May 10, 2018

An ancient wonder - discover how the daintree came to be

"Ancient rainforests undergo changes and evolution that span millions of years in time. We’d be here for days if we wanted to explain the whole process, but let’s dive into a more compact version and go back 200 million years to start from the beginning!

1374 metres tall and often veiled in the clouds; Thornton’s peak. This rugged mountainous peak can be found just north of Cairns and sits within the centre of an ancient rainforest. It is considered amongst the wettest locations on earth and is home to flora and fauna that can’t be found anywhere else on the planet. In fact, it’s biodiversity is far greater than even the Galápagos Islands. But how was this museum of nature created and how has it continued to thrive even today?

200 million years ago

At this point, the earth contained a single supercontinent, Pangea, which split into two sections named Eurasia and Gondwana. It was on the land mass of Gondwana that the birth of the rainforest and wet tropics began and slowly drifted into the Southern Hemisphere.

65 million years ago

Next we have the age of the dinosaurs and a moment in which a 75% mass extinction occurred.
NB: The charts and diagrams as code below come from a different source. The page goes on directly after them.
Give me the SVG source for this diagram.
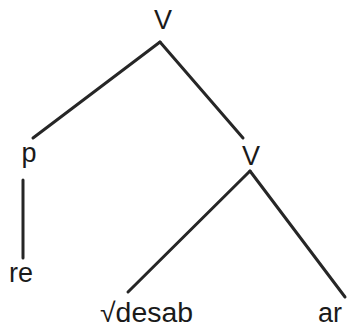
<svg xmlns="http://www.w3.org/2000/svg" width="357" height="329" viewBox="0 0 357 329">
<style>
.t{font-family:"Liberation Sans",Arial,sans-serif;font-size:27px;fill:#1a1a1a}
.e{stroke:#262626;stroke-width:3;stroke-linecap:round;fill:none}
</style>
<rect width="357" height="329" fill="#fff"/>
<g id="connectors">
<line class="e" x1="160" y1="42" x2="33" y2="138"/>
<line class="e" x1="160" y1="42" x2="243" y2="138"/>
<line class="e" x1="23" y1="180" x2="23" y2="258"/>
<line class="e" x1="250" y1="171" x2="128" y2="292"/>
<line class="e" x1="250" y1="171" x2="345" y2="297"/>
</g>
<g id="V-top"><text class="t" x="163" y="29" text-anchor="middle">V</text></g>
<g id="p"><text class="t" x="29" y="162" text-anchor="middle">p</text></g>
<g id="V-mid"><text class="t" x="251" y="165" text-anchor="middle">V</text></g>
<g id="re"><text class="t" x="9" y="282">re</text></g>
<g id="desab"><text class="t" x="100" y="322" textLength="93" lengthAdjust="spacingAndGlyphs">√desab</text></g>
<g id="ar"><text class="t" x="318" y="322">ar</text></g>
</svg>
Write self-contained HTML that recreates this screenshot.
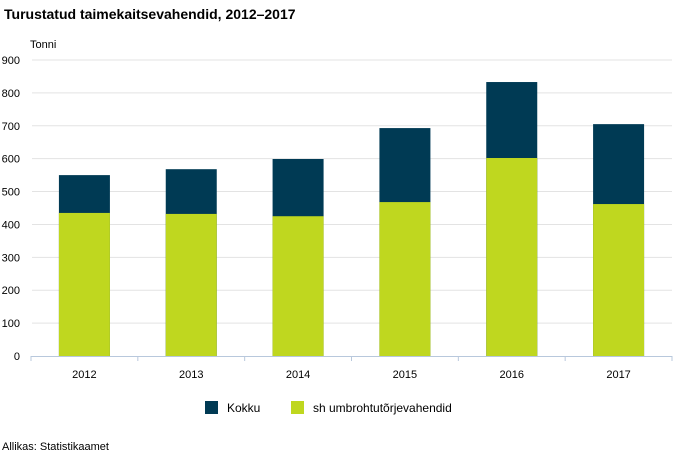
<!DOCTYPE html>
<html><head><meta charset="utf-8"><style>
body{margin:0;background:#fff;font-family:"Liberation Sans",Arial,sans-serif}
svg{display:block}
</style></head><body>
<svg id="c" width="685" height="456">
<text x="4" y="19" font-size="14" font-weight="bold" fill="#000">Turustatud taimekaitsevahendid, 2012–2017</text>
<text x="30" y="48" font-size="11" fill="#000">Tonni</text>
<g id="grid"></g><g id="bars"></g><g id="axis"></g>
<g>
<rect x="205" y="401" width="13" height="13" fill="#003a54"/>
<text x="227" y="412" font-size="12">Kokku</text>
<rect x="291" y="401" width="13" height="13" fill="#bfd71f"/>
<text x="313" y="412" font-size="12">sh umbrohtutõrjevahendid</text>
</g>
<text x="2" y="450" font-size="11">Allikas: Statistikaamet</text>
</svg>
<script>
const categories=["2012","2013","2014","2015","2016","2017"];
const totalValues=[550,568,599,693,833,705];
const herbicideValues=[435,432,425,468,602,462];
const yTicks=[0,100,200,300,400,500,600,700,800,900];
const NS="http://www.w3.org/2000/svg";
const x0=31,x1=672,y0=356,yTop=60,yMax=900;
const y=v=>y0-(v/yMax)*(y0-yTop);
const bw=(x1-x0)/categories.length;
const xc=i=>x0+bw*(i+0.5);
function mk(t,a,p){const e=document.createElementNS(NS,t);for(const k in a)e.setAttribute(k,a[k]);p.appendChild(e);return e;}
const g=document.getElementById('grid'),b=document.getElementById('bars'),ax=document.getElementById('axis');
yTicks.forEach(v=>{
 if(v>0){const l=mk('line',{x1:x0+1,x2:x1,y1:y(v),y2:y(v),stroke:'#e3e3e3','stroke-width':1},g);
 
 }
 const t=mk('text',{x:20,y:y(v)+4,'font-size':11,'text-anchor':'end'},g);t.textContent=v;
 
 
});
categories.forEach((c,i)=>{
 const r=mk('rect',{x:xc(i)-25.5,y:y(totalValues[i]),width:51,height:y0-y(totalValues[i]),fill:'#003a54'},b);
 
 
 const r2=mk('rect',{x:xc(i)-25.5,y:y(herbicideValues[i]),width:51,height:y0-y(herbicideValues[i]),fill:'#bfd71f'},b);
 
 
 const t=mk('text',{x:xc(i),y:378,'font-size':11,'text-anchor':'middle'},ax);t.textContent=c;
 
 
});
const al=mk('line',{x1:x0,x2:x1,y1:y0+0.5,y2:y0+0.5,stroke:'#b8c8dc','stroke-width':1},ax);


for(let i=0;i<=categories.length;i++){
 const tk=mk('line',{x1:x0+bw*i,x2:x0+bw*i,y1:y0,y2:y0+5,stroke:'#b8c8dc'},ax);
 
 
}
</script>
</body></html>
Thanks to this event, some species moved into the tropics and evolved into today’s crocodiles and cassowary.

45 million years ago

This was the point when Australia parted from Gondwana and drifted North, into the tropics. Due to its history in the south, the land mass was able to remain cooler than Africa and Indonesia and when it eventually split from Antarctica, it was almost entirely rainforest. This movement north happened as the earth was cooling and the surrounding warmer waters created an environment in which the temperature was steady. This led to an abundance of animal and plant species evolving and thriving and also sheds light on Australia’s unique biodiversity.

A little more recently

Next came the colossal collision of tectonic plates which formed the Great Dividing Ranges. This sheltered area protected many species and natures survival of the fittest narrowed down the eco-system. Those who couldn’t adapt became extinct, whilst other species learned to thrive.

These times of temperature and sea level changes resulted in the birth of the Barrier Reef as the rainforest turned into the sea. The erosion of the rainforest soils into the water were nutrient rich and provided the foundation for the reef to come to life.


And finally we have the present. The current stage of this magnificent natural evolution. The rainforests of Tropical North Queensland are unlike anywhere on earth thanks to this rocky, turbulent and almost unimaginable, unique history. But it was the combination of all these changes that produced the endemic wildlife that you can discover today. Step into the worlds finest natural history museum and hike through its living story. Visit North Queensland to experience this ancient beauty first hand."